Troisièmement, un exercice d’équilibriste auquel la Wallonie doit se plier puisqu’il lui faut agir dans le champ de ses compétences. En effet, la Région ne peut légiférer que sur l’usage d’un produit et non sur sa mise sur le marché qui est de compétence fédérale. Comme ce fut le cas pour certains pesticides dont le glyphosate, la Wallonie active le levier « interdiction d’usage » de ces ustensiles même si ceux-ci restent accessibles sur le marché. Or ce levier est décrié par les détracteurs de ces législations. Ainsi Phytofar est allé en recours contre les mesures du Gouvernement wallon qui restreignent les conditions d’utilisation de pesticides arguant un empiètement sur les compétences fédérales. Pour les plastiques à usage unique, même discours de différents acteurs : une interdiction d’usage reviendrait de facto à une interdiction de mise sur le marché ! Or dans la cadre du recours contre les mesures réglementant l’usage de pesticides, la Cour constitutionnelle vient de délivrer un arrêt3 à travers lequel elle reconnaît la légitimité de la Wallonie à agir pour prévenir et combattre les différentes formes de pollution de l’environnement dans le respect de la loyauté fédérale.

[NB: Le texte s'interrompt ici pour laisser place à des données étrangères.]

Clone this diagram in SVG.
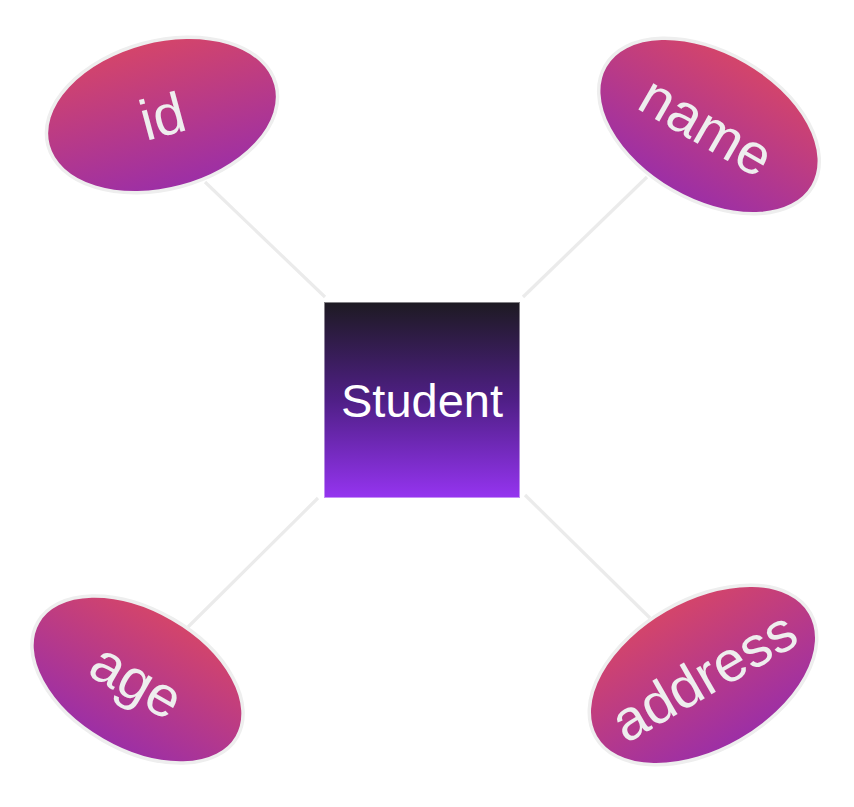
<svg xmlns="http://www.w3.org/2000/svg" width="854" height="807" viewBox="0 0 854 807">
  <defs>
    <linearGradient id="attrGrad" x1="0" y1="0" x2="0" y2="1">
      <stop offset="0" stop-color="#d4456a"/>
      <stop offset="1" stop-color="#9c2fa6"/>
    </linearGradient>
    <linearGradient id="entGrad" x1="0" y1="0" x2="0" y2="1">
      <stop offset="0" stop-color="#1d1a22"/>
      <stop offset="0.5" stop-color="#4f1f86"/>
      <stop offset="1" stop-color="#9534f0"/>
    </linearGradient>
    <style>
      .attr { fill: url(#attrGrad); stroke: #eeeeee; stroke-width: 3.5; }
      .attr-text { fill: #eeeeee; font-family: "Liberation Sans", Arial, sans-serif; font-size: 57px; text-anchor: middle; dominant-baseline: central; }
      .ent { fill: url(#entGrad); stroke: #ffffff; stroke-opacity: 0.45; stroke-width: 2; }
      .ent-text { fill: #ffffff; font-family: "Liberation Sans", Arial, sans-serif; font-size: 47px; text-anchor: middle; }
      .conn { stroke: #ebebeb; stroke-width: 3.2; fill: none; }
    </style>
  </defs>
  <rect width="854" height="807" fill="#ffffff"/>
  <g id="connectors">
    <line class="conn" x1="205" y1="182" x2="325" y2="297"/>
    <line class="conn" x1="647" y1="177" x2="523" y2="297"/>
    <line class="conn" x1="188" y1="627" x2="318" y2="498"/>
    <line class="conn" x1="650" y1="618" x2="525" y2="495"/>
  </g>
  <g id="student">
    <rect class="ent" x="324" y="302" width="196" height="196"/>
    <text class="ent-text" x="422" y="417">Student</text>
  </g>
  <g id="attr-id" transform="translate(162 115) rotate(-15)">
    <ellipse class="attr" cx="0" cy="0" rx="118" ry="74"/>
    <text class="attr-text" x="0" y="1">id</text>
  </g>
  <g id="attr-name" transform="translate(709 126) rotate(30)">
    <ellipse class="attr" cx="0" cy="0" rx="120" ry="74"/>
    <text class="attr-text" x="-2" y="1">name</text>
  </g>
  <g id="attr-age" transform="translate(137.5 679.5) rotate(30)">
    <ellipse class="attr" cx="0" cy="0" rx="115" ry="70"/>
    <text class="attr-text" x="0" y="1">age</text>
  </g>
  <g id="attr-address" transform="translate(703 675) rotate(-30)">
    <ellipse class="attr" cx="0" cy="0" rx="124" ry="75"/>
    <text class="attr-text" x="0" y="1">address</text>
  </g>
</svg>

On le sait, la lasagne institutionnelle belge, l’éclatement des compétences et surtout le manque de concertation entre entités fédérées et le niveau fédéral rendent complexes l’adoption de législations qui, sans attendre les décisions européennes, peuvent avoir un impact tout à fait positif pour l’environnement. On ne peut dès lors blâmer les régions d’agir avec les moyens dont elles disposent. Go Wallonie, go!

  1. Des exceptions sont prévues notamment pour les hôpitaux et établissements de soin pour des raisons d’hygiène
  2. La Directive a été approuvée par le Parlement EU ce 27 mars, le Conseil européen devrait le faire ce 9 avril.